• [RECORDS]
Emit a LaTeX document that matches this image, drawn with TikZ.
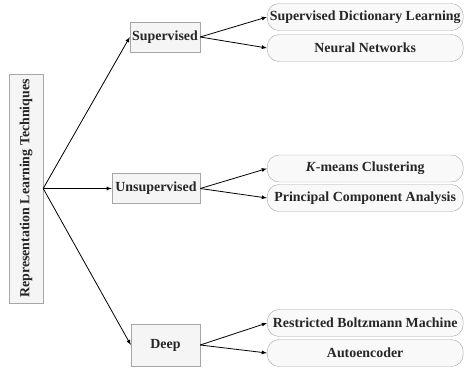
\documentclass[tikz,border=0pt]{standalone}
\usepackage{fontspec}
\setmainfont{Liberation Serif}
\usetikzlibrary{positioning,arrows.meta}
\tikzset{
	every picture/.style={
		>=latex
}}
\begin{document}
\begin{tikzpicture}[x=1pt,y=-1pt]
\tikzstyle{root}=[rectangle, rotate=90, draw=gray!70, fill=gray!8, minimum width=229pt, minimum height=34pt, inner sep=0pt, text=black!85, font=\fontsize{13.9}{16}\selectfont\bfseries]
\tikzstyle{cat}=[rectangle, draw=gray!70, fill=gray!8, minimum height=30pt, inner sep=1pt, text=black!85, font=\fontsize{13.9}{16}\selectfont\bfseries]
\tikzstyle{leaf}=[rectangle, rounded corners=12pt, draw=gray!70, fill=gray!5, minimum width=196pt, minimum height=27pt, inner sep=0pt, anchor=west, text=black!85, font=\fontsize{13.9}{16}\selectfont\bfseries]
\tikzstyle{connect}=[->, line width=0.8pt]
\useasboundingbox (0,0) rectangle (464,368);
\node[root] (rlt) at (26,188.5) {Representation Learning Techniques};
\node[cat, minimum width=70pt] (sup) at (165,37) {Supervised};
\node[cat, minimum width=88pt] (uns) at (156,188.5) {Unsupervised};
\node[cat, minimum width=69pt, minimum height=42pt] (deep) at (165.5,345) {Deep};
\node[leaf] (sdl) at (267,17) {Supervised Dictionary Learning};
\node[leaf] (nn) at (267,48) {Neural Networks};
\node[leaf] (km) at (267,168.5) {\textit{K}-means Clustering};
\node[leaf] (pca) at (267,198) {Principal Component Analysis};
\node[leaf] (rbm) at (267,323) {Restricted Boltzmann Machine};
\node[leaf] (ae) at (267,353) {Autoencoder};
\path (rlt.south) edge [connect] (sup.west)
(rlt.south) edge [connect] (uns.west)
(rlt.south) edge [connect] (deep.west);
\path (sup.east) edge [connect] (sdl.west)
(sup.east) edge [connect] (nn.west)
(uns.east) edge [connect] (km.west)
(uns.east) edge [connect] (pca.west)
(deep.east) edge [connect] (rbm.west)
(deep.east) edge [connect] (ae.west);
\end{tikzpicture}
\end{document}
--
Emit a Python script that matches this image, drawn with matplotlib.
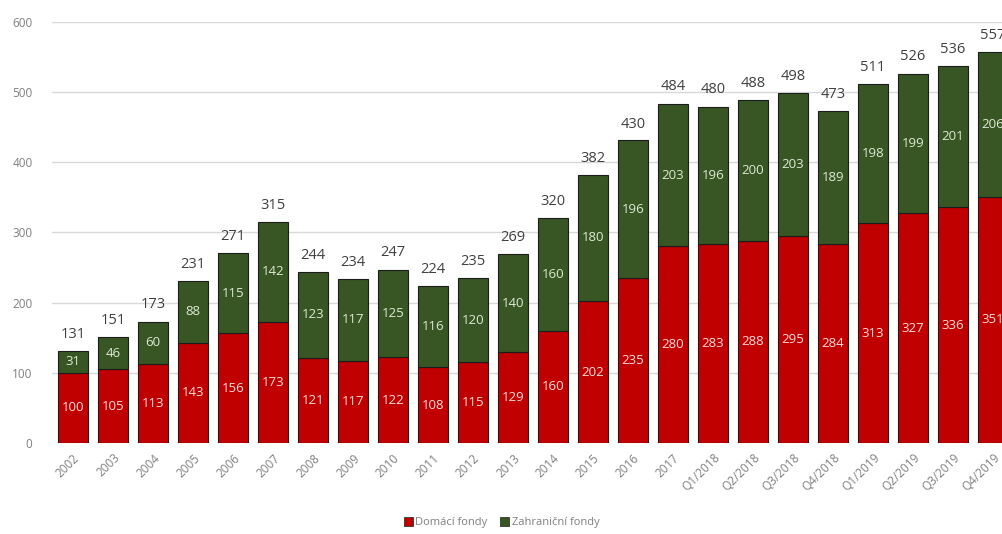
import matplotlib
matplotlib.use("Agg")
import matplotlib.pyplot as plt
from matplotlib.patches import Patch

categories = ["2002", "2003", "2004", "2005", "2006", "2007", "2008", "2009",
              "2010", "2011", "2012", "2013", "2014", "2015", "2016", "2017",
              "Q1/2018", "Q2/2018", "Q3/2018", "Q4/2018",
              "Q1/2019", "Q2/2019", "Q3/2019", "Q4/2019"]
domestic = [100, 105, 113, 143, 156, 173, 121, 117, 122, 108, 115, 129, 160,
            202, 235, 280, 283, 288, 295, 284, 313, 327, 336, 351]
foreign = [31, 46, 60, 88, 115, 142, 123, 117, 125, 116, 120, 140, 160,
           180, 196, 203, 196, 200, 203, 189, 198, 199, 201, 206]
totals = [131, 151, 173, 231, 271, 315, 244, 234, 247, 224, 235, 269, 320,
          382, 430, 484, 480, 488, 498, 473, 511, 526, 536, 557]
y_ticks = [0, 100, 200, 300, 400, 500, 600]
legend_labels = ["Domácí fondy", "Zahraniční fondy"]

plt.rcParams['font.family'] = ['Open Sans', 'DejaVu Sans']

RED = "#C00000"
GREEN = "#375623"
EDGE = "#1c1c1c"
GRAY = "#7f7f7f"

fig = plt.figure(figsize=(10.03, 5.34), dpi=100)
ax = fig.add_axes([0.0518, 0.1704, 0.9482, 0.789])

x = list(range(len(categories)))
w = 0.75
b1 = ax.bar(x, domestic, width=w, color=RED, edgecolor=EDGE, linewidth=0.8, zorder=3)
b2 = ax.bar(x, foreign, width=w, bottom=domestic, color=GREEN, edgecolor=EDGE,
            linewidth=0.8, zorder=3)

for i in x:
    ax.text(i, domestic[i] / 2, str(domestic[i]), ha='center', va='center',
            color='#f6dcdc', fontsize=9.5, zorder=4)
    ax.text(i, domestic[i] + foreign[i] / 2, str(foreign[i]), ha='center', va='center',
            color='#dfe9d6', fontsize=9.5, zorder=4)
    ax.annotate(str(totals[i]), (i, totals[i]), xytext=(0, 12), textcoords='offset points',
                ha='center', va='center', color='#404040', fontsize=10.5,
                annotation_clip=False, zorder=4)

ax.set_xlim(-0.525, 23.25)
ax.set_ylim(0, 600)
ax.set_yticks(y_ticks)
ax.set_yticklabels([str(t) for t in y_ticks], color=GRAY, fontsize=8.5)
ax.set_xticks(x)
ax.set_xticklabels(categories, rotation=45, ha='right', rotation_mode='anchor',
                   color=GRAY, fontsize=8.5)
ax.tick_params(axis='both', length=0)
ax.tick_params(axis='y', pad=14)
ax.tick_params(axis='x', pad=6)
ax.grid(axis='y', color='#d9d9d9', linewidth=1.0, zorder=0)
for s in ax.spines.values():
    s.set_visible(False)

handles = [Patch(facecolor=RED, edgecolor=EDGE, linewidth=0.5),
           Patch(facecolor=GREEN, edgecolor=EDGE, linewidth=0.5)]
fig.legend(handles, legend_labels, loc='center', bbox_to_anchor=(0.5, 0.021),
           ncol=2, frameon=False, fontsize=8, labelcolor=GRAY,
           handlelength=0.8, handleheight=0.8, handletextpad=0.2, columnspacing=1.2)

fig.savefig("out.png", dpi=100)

• [EXERCISE] Among the entries above, take the lines from the one with "Emit a Python" through the one with "annotation_clip=False, zorder=4)" and retype them exactly, leaving out the pictures.

• [RESULT BELOW]
Emit a Python script that matches this image, drawn with matplotlib.
import matplotlib
matplotlib.use("Agg")
import matplotlib.pyplot as plt
from matplotlib.patches import Patch

categories = ["2002", "2003", "2004", "2005", "2006", "2007", "2008", "2009",
              "2010", "2011", "2012", "2013", "2014", "2015", "2016", "2017",
              "Q1/2018", "Q2/2018", "Q3/2018", "Q4/2018",
              "Q1/2019", "Q2/2019", "Q3/2019", "Q4/2019"]
domestic = [100, 105, 113, 143, 156, 173, 121, 117, 122, 108, 115, 129, 160,
            202, 235, 280, 283, 288, 295, 284, 313, 327, 336, 351]
foreign = [31, 46, 60, 88, 115, 142, 123, 117, 125, 116, 120, 140, 160,
           180, 196, 203, 196, 200, 203, 189, 198, 199, 201, 206]
totals = [131, 151, 173, 231, 271, 315, 244, 234, 247, 224, 235, 269, 320,
          382, 430, 484, 480, 488, 498, 473, 511, 526, 536, 557]
y_ticks = [0, 100, 200, 300, 400, 500, 600]
legend_labels = ["Domácí fondy", "Zahraniční fondy"]

plt.rcParams['font.family'] = ['Open Sans', 'DejaVu Sans']

RED = "#C00000"
GREEN = "#375623"
EDGE = "#1c1c1c"
GRAY = "#7f7f7f"

fig = plt.figure(figsize=(10.03, 5.34), dpi=100)
ax = fig.add_axes([0.0518, 0.1704, 0.9482, 0.789])

x = list(range(len(categories)))
w = 0.75
b1 = ax.bar(x, domestic, width=w, color=RED, edgecolor=EDGE, linewidth=0.8, zorder=3)
b2 = ax.bar(x, foreign, width=w, bottom=domestic, color=GREEN, edgecolor=EDGE,
            linewidth=0.8, zorder=3)

for i in x:
    ax.text(i, domestic[i] / 2, str(domestic[i]), ha='center', va='center',
            color='#f6dcdc', fontsize=9.5, zorder=4)
    ax.text(i, domestic[i] + foreign[i] / 2, str(foreign[i]), ha='center', va='center',
            color='#dfe9d6', fontsize=9.5, zorder=4)
    ax.annotate(str(totals[i]), (i, totals[i]), xytext=(0, 12), textcoords='offset points',
                ha='center', va='center', color='#404040', fontsize=10.5,
                annotation_clip=False, zorder=4)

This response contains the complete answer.